Here's a couple of links about VUL:
Explanation of VUL
Why insurance is a bad investment

If I didn't have dependents, I wouldn't waste one cent on life insurance.
 
Definitely get started in a 401k right NOW.....the younger you start so much the better. Try putting away the max (15%) if at all possible.
 
EMOS: The only reason why I haven't started yet is because I already have 10% out of my paycheck going to ESPP. If I have another 15%, then I am only left with 75% of my check minus taxes of course. I still have TONS of credit card bills and student loans I had to pay off.. that was the reason why i didn't sign up for it in the first place.

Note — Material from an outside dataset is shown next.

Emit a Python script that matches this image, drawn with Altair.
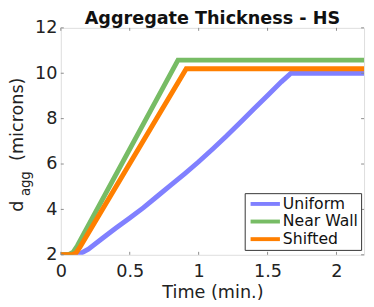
import altair as alt
import pandas as pd

# ---- data ----
uniform_t = [0.0, 0.10, 0.15, 0.20, 0.30, 0.40, 0.50, 0.60, 0.70, 0.80, 0.90, 1.00,
             1.10, 1.20, 1.30, 1.40, 1.50, 1.60, 1.67, 2.20]
uniform_d = [2.0, 2.02, 2.08, 2.25, 2.72, 3.18, 3.62, 4.08, 4.58, 5.08, 5.58, 6.10,
             6.65, 7.22, 7.82, 8.42, 9.02, 9.62, 10.0, 10.0]
nearwall_t = [0.0, 0.06, 0.09, 0.12, 0.85, 2.20]
nearwall_d = [2.0, 2.02, 2.12, 2.40, 10.58, 10.58]
shifted_t = [0.0, 0.08, 0.11, 0.14, 0.91, 2.20]
shifted_d = [2.0, 2.0, 2.08, 2.35, 10.2, 10.2]

series_names = ["Uniform", "Near Wall", "Shifted"]
series_colors = ["#8080FF", "#77BC65", "#FF7F00"]
x_ticks = [0, 0.5, 1, 1.5, 2]
y_ticks = [2, 4, 6, 8, 10, 12]

rows = []
for name, ts, ds in zip(series_names, [uniform_t, nearwall_t, shifted_t],
                        [uniform_d, nearwall_d, shifted_d]):
    for i, (t, d) in enumerate(zip(ts, ds)):
        rows.append({"series": name, "t": t, "d": d, "i": i})
df = pd.DataFrame(rows)

W, H = 310, 232
FONT = "DejaVu Sans"
GRAY = "#8a8a8a"

xs = alt.Scale(domain=[0, 2.2], nice=False, zero=False)
ys = alt.Scale(domain=[2, 12], nice=False, zero=False)

lines = alt.Chart(df).mark_line(strokeWidth=5, clip=True).encode(
    x=alt.X("t:Q", scale=xs,
            axis=alt.Axis(values=x_ticks, format="~g", title="Time (min.)", grid=False,
                          ticks=False, domain=False, labelFontSize=18, titleFontSize=18,
                          labelFont=FONT, titleFont=FONT, labelPadding=8,
                          titlePadding=4, titleFontWeight="normal", labelColor="#222",
                          titleColor="#222", labelFlush=False, labelOverlap=False)),
    y=alt.Y("d:Q", scale=ys,
            axis=alt.Axis(values=y_ticks, format="~g", title=None, grid=False, ticks=False,
                          domain=False, labelFontSize=18, labelFont=FONT,
                          labelPadding=4, labelColor="#222", labelOverlap=False,
                          labelFlush=False)),
    color=alt.Color("series:N", sort=series_names,
                    scale=alt.Scale(domain=series_names, range=series_colors),
                    legend=alt.Legend(title=None, orient="none", legendX=188, legendY=169,
                                      symbolType="M-3,0H3", symbolSize=100,
                                      symbolStrokeWidth=4, symbolFillColor="transparent",
                                      labelFontSize=16,
                                      labelFont=FONT, labelColor="#111",
                                      labelExpr="datum.label + ' '",
                                      strokeColor="#333", fillColor="white",
                                      padding=3, rowPadding=2, labelOffset=10,
                                      symbolOffset=10)),
    order="i:Q",
    detail="series:N",
)

xt = pd.DataFrame({"v": x_ticks})
yt = pd.DataFrame({"v": y_ticks})
tick_style = dict(color=GRAY, strokeWidth=1)
xb = alt.Chart(xt).mark_rule(**tick_style).encode(
    x=alt.X("v:Q", scale=xs), y=alt.value(H), y2=alt.value(H - 3))
xtop = alt.Chart(xt).mark_rule(**tick_style).encode(
    x=alt.X("v:Q", scale=xs), y=alt.value(0), y2=alt.value(3))
yl = alt.Chart(yt).mark_rule(**tick_style).encode(
    y=alt.Y("v:Q", scale=ys), x=alt.value(0), x2=alt.value(3))
yr = alt.Chart(yt).mark_rule(**tick_style).encode(
    y=alt.Y("v:Q", scale=ys), x=alt.value(W), x2=alt.value(W - 3))

# y-axis title with subscript, and chart title
ytitle_d = alt.Chart().mark_text(text="d", angle=270, align="left", baseline="alphabetic",
                                 font=FONT, fontSize=18, color="#222").encode(
    x=alt.value(-39), y=alt.value(188))
ytitle_sub = alt.Chart().mark_text(text="agg", angle=270, align="left", baseline="alphabetic",
                                   font=FONT, fontSize=13.5, color="#222").encode(
    x=alt.value(-31), y=alt.value(172))
ytitle_rest = alt.Chart().mark_text(text="(microns)", angle=270, align="left",
                                    baseline="alphabetic", font=FONT, fontSize=18,
                                    color="#222").encode(
    x=alt.value(-39), y=alt.value(136))
title = alt.Chart().mark_text(text="Aggregate Thickness - HS", align="center",
                              baseline="alphabetic", font=FONT, fontSize=18,
                              fontWeight="bold", color="#111").encode(
    x=alt.value(155), y=alt.value(-4))

chart = alt.layer(lines, xb, xtop, yl, yr, ytitle_d, ytitle_sub, ytitle_rest, title).properties(
    width=W, height=H,
    autosize=alt.AutoSizeParams(type="none"),
    padding={"left": 54, "top": 17, "right": 2, "bottom": 47},
).configure_view(stroke=GRAY, strokeWidth=1).configure(background="white")

chart.save("out.html", embed_options={"renderer": "svg", "actions": False})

However, now I am in the position where I can consider the 401K as a realistic vehicle and plan on going this route in August or so actually.. because by then, majority of my loans and bills will be gone. Thus at that point, I will be throwing 25% of my check automatically towards later retirement funds, and using the rest to help pay off some of my parents' loans..
 
From a 401K company plans info.

If you invest $2000 a year from age 20 to 30 and then stop investing you will have more money at age 65 then someone who started at age 30 and put $2000 a year in until age 65.

assuming 8% return.

That should help you want to get started as early as you can.

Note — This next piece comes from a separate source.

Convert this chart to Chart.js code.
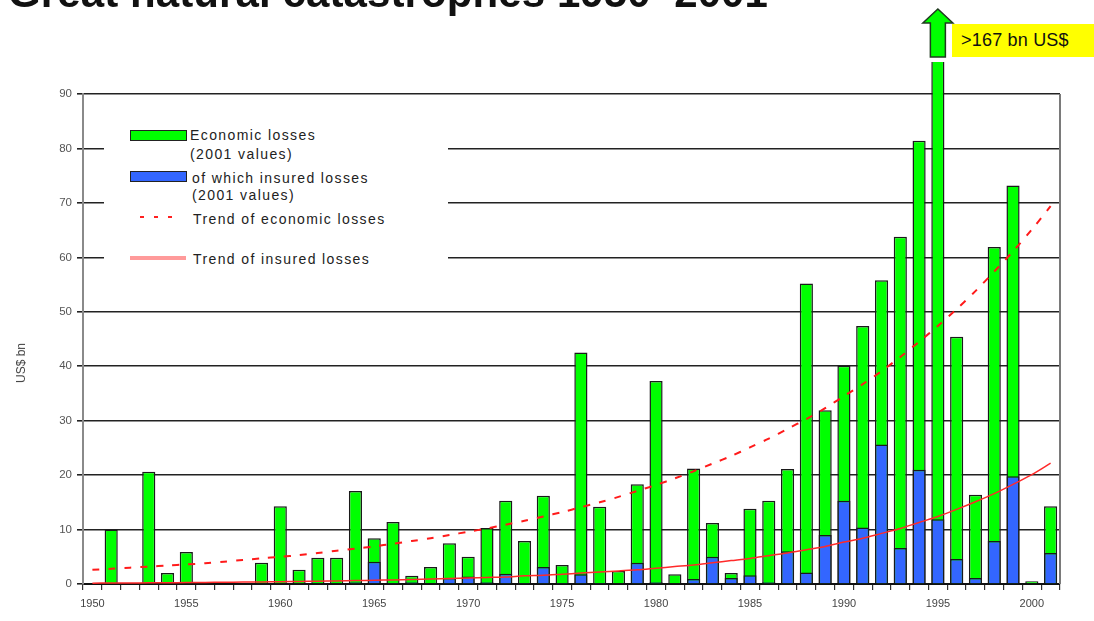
<!DOCTYPE html>
<html>
<head>
<meta charset="utf-8">
<script src="https://cdn.jsdelivr.net/npm/chart.js@4.4.1/dist/chart.umd.min.js"></script>
<style>
  html, body { margin: 0; padding: 0; background: #fff; }
  #wrap { position: relative; width: 1094px; height: 621px; overflow: hidden; font-family: "Liberation Sans", Arial, sans-serif; }
  #chart { position: absolute; left: 0; top: 0; }
  .title { position: absolute; left: 8px; top: -28px; font-size: 42px; line-height: 42px; font-weight: bold; color: #111; white-space: nowrap; letter-spacing: 0.1px; }
  .legend-box { position: absolute; left: 104px; top: 100px; width: 344px; height: 190px; background: #fff; }
  .sw { position: absolute; box-sizing: border-box; }
  .lt { position: absolute; font-size: 14px; line-height: 16px; color: #222; white-space: nowrap; letter-spacing: 1.4px; }
  .ytitle { position: absolute; left: 21px; top: 363px; transform: translate(-50%, -50%) rotate(-90deg); font-size: 12px; line-height: 14px; color: #444; white-space: nowrap; }
  .note { position: absolute; left: 952px; top: 24px; width: 142px; height: 33px; background: #ffff00; }
  .note span { position: absolute; left: 9px; top: 6px; font-size: 18px; line-height: 20px; color: #111; white-space: nowrap; letter-spacing: 0.2px; }
</style>
</head>
<body>
<div id="wrap">
  <canvas id="chart" width="1094" height="621"></canvas>
  <div class="title">Great natural catastrophes 1950–2001</div>
  <div class="legend-box"></div>
  <div class="sw" style="left:130px;top:130px;width:57px;height:11px;background:#00ff00;border:1.5px solid #222;"></div>
  <div class="lt" style="left:190px;top:127px;">Economic losses</div>
  <div class="lt" style="left:190px;top:146px;">(2001 values)</div>
  <div class="sw" style="left:130px;top:171px;width:57px;height:11px;background:#3366ff;border:1.5px solid #222;"></div>
  <div class="lt" style="left:192px;top:170px;">of which insured losses</div>
  <div class="lt" style="left:192px;top:187px;">(2001 values)</div>
  <div class="sw" style="left:140px;top:216px;width:36px;height:2px;background:repeating-linear-gradient(to right,#ff2020 0 4px,transparent 4px 14px);"></div>
  <div class="lt" style="left:193px;top:211px;">Trend of economic losses</div>
  <div class="sw" style="left:130px;top:256px;width:56px;height:4px;background:#ff9a9a;"></div>
  <div class="lt" style="left:193px;top:251px;">Trend of insured losses</div>
  <div class="ytitle">US$ bn</div>
  <div class="note"><span>&gt;167 bn US$</span></div>
</div>
<script>
// Years on the category axis
const years = [
  1950, 1951, 1952, 1953, 1954, 1955, 1956, 1957, 1958, 1959,
  1960, 1961, 1962, 1963, 1964, 1965, 1966, 1967, 1968, 1969,
  1970, 1971, 1972, 1973, 1974, 1975, 1976, 1977, 1978, 1979,
  1980, 1981, 1982, 1983, 1984, 1985, 1986, 1987, 1988, 1989,
  1990, 1991, 1992, 1993, 1994, 1995, 1996, 1997, 1998, 1999,
  2000, 2001
];

// Economic losses per year, US$ bn (2001 values)
const economicLosses = [
  null, 10.0, null, 20.6, 2.0, 5.9, null, null, null, 3.9,
  14.3, 2.6, 4.8, 4.8, 17.1, 8.4, 11.4, 1.5, 3.1, 7.5,
  5.0, 10.3, 15.3, 7.9, 16.2, 3.5, 42.5, 14.2, 2.4, 18.3,
  37.3, 1.8, 21.2, 11.2, 2.0, 13.8, 15.3, 21.1, 55.2, 31.9,
  40.1, 47.4, 55.8, 63.8, 81.4, 167, 45.4, 16.4, 61.9, 73.2,
  0.5, 14.3
];

// Of which insured losses, US$ bn (2001 values)
const insuredLosses = [
  null, null, null, null, null, null, null, null, null, null,
  null, null, null, null, 0.3, 4.1, 0.2, 0.3, null, 1.1,
  1.4, 0.3, 1.9, 0.2, 3.1, 0.2, 1.8, 0.2, null, 3.9,
  0.3, null, 0.9, 5.0, 1.1, 1.6, 0.3, 6.0, 2.1, 9.0,
  15.3, 10.4, 25.6, 6.6, 21.0, 11.9, 4.6, 1.1, 7.9, 19.8,
  null, 5.7
];

// Trend of economic losses
const economicTrend = [
  2.6, 2.8, 3.0, 3.2, 3.4, 3.6, 3.8, 4.1, 4.4, 4.7,
  5.0, 5.3, 5.7, 6.1, 6.5, 6.9, 7.4, 7.9, 8.4, 9.0,
  9.6, 10.2, 10.9, 11.6, 12.4, 13.2, 14.1, 15.0, 16.0, 17.1,
  18.2, 19.4, 20.7, 22.1, 23.5, 25.1, 26.7, 28.5, 30.3, 32.3,
  34.5, 36.7, 39.1, 41.7, 44.5, 47.4, 50.5, 53.8, 57.4, 61.1,
  65.1, 69.4
];

// Trend of insured losses
const insuredTrend = [
  0.16, 0.18, 0.19, 0.21, 0.24, 0.26, 0.29, 0.32, 0.35, 0.38,
  0.42, 0.46, 0.51, 0.56, 0.62, 0.68, 0.75, 0.82, 0.91, 1.0,
  1.1, 1.2, 1.3, 1.5, 1.6, 1.8, 2.0, 2.2, 2.4, 2.6,
  2.9, 3.2, 3.5, 3.9, 4.3, 4.7, 5.2, 5.7, 6.3, 6.9,
  7.7, 8.4, 9.3, 10.2, 11.3, 12.4, 13.7, 15.1, 16.6, 18.3,
  20.1, 22.2
];

// Year labels shown on the axis (every fifth year)
const tickLabels = years.map(y => (y % 5 === 0 ? String(y) : ''));

// Year whose bar runs off the top of the scale
const offScaleYear = 1995;

// Right-hand frame line and the "off the scale" arrow
const decorations = {
  id: 'decorations',
  afterDatasetsDraw(chart) {
    const { ctx, chartArea } = chart;
    ctx.save();
    ctx.strokeStyle = '#7a7a7a';
    ctx.lineWidth = 2;
    ctx.beginPath();
    ctx.moveTo(chartArea.right, chartArea.top);
    ctx.lineTo(chartArea.right, chartArea.bottom);
    ctx.stroke();

    const x = chart.scales.x.getPixelForValue(years.indexOf(offScaleYear));
    const shaftBottom = chartArea.top - 37;
    const headBase = chartArea.top - 71;
    const tip = chartArea.top - 85;
    const shaft = 7.5;
    const head = 15;
    ctx.beginPath();
    ctx.moveTo(x - shaft, shaftBottom);
    ctx.lineTo(x - shaft, headBase);
    ctx.lineTo(x - head, headBase);
    ctx.lineTo(x, tip);
    ctx.lineTo(x + head, headBase);
    ctx.lineTo(x + shaft, headBase);
    ctx.lineTo(x + shaft, shaftBottom);
    ctx.closePath();
    ctx.fillStyle = '#00ff00';
    ctx.fill();
    ctx.strokeStyle = '#1f3a1f';
    ctx.lineWidth = 1.5;
    ctx.stroke();
    ctx.restore();
  }
};

new Chart(document.getElementById('chart'), {
  data: {
    labels: tickLabels,
    datasets: [
      {
        type: 'bar',
        label: 'Economic losses (2001 values)',
        data: economicLosses,
        backgroundColor: '#00ff00',
        borderColor: '#1a1a1a',
        borderWidth: 1.5,
        barPercentage: 0.7,
        categoryPercentage: 1.0,
        grouped: false,
        order: 2,
        clip: { left: 0, top: 32, right: 0, bottom: 0 }
      },
      {
        type: 'bar',
        label: 'of which insured losses (2001 values)',
        data: insuredLosses,
        backgroundColor: '#3366ff',
        borderColor: '#1a1a1a',
        borderWidth: 1.5,
        barPercentage: 0.7,
        categoryPercentage: 1.0,
        grouped: false,
        order: 1
      },
      {
        type: 'line',
        label: 'Trend of economic losses',
        data: economicTrend,
        borderColor: '#ff1a1a',
        borderWidth: 2,
        borderDash: [7, 9],
        pointRadius: 0,
        fill: false,
        tension: 0.3,
        order: 0
      },
      {
        type: 'line',
        label: 'Trend of insured losses',
        data: insuredTrend,
        borderColor: '#ff2a2a',
        borderWidth: 1.5,
        pointRadius: 0,
        fill: false,
        tension: 0.3,
        order: 0
      }
    ]
  },
  options: {
    responsive: false,
    animation: false,
    events: [],
    layout: { padding: { top: 94, right: 34, left: 0, bottom: 0 } },
    plugins: { legend: { display: false }, tooltip: { enabled: false } },
    scales: {
      x: {
        offset: true,
        afterFit(scale) { scale.height = 37; },
        grid: { display: true, drawOnChartArea: false, offset: true, color: '#333', lineWidth: 1.2, tickLength: 6 },
        border: { color: '#111', width: 2 },
        ticks: {
          autoSkip: false, maxRotation: 0, minRotation: 0, padding: 7,
          color: '#444', font: { family: 'Liberation Sans, Arial, sans-serif', size: 11 }
        }
      },
      y: {
        min: 0,
        max: 90,
        afterFit(scale) { scale.width = 83; },
        grid: { color: '#222', lineWidth: 1.6, tickLength: 6 },
        border: { color: '#8a8a8a', width: 2 },
        ticks: {
          stepSize: 10, padding: 5,
          color: '#555', font: { family: 'Liberation Sans, Arial, sans-serif', size: 11.5 }
        }
      }
    }
  },
  plugins: [decorations]
});
</script>
</body>
</html>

Even 5% is a good start, with the plan to increase the percentage each year until you max it out.
 
etech makes a great point. That is indeed a true statistic. Start early!

I wanted to ask - what is an &quot;ESPP&quot;? Is that a plan where you buy stock in the company you work for?
 
The company my Wife and I both work for (Boeing) has a great 401K plan. They match 50% (up to 8%) of your contribution but you can put in 15%. And you can borrow agaist it. We both borrowed some money from our 401 to buy our first house and as we paid back the debt we were actually paying ourselves back.